Set up automated export of findings to a dedicated compliance archive bucket with appropriate retention policies and access controls.

Review your strategy quarterly. As your data footprint grows, your bucket classification may shift. A bucket that was Tier 3 might become Tier 2 as you ingest new sensitive data. Revisiting your tiering every quarter ensures your discovery strategy remains aligned with your data landscape.

Conclusion#

Macie’s discovery job capability is powerful, but its power comes with cost implications that reward thoughtful architecture. The key to success lies in understanding that Macie charges per-bucket per-job, using this knowledge to design selective, tiered discovery strategies that concentrate scanning resources on high-sensitivity data, and scheduling jobs strategically during off-peak windows.
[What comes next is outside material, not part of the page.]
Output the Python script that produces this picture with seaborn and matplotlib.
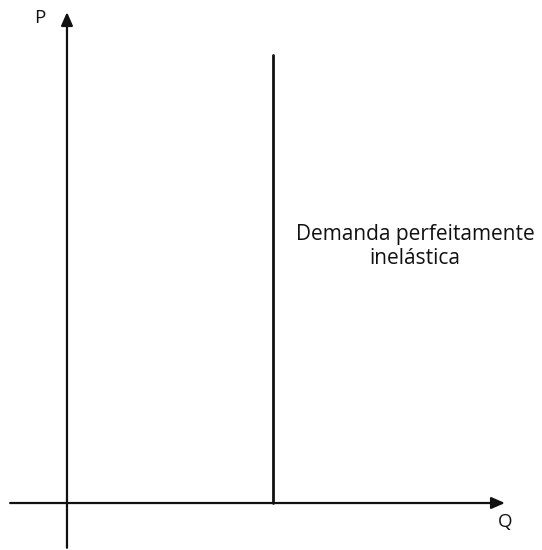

The most cost-optimized discovery approaches typically involve a baseline comprehensive scan to establish understanding, followed by tiered ongoing discovery where the most sensitive buckets receive frequent attention while lower-risk buckets are scanned less often. This strategy, combined with careful monitoring and proper result archival, gives you the data visibility you need without the financial waste that comes from indiscriminate scanning.

As you implement Macie in your environment, treat discovery job optimization not as an afterthought but as a core part of your AWS architecture. The effort you invest in scheduling, monitoring, and optimizing discovery jobs compounds over time, delivering both cost savings and improved security outcomes as your organization scales.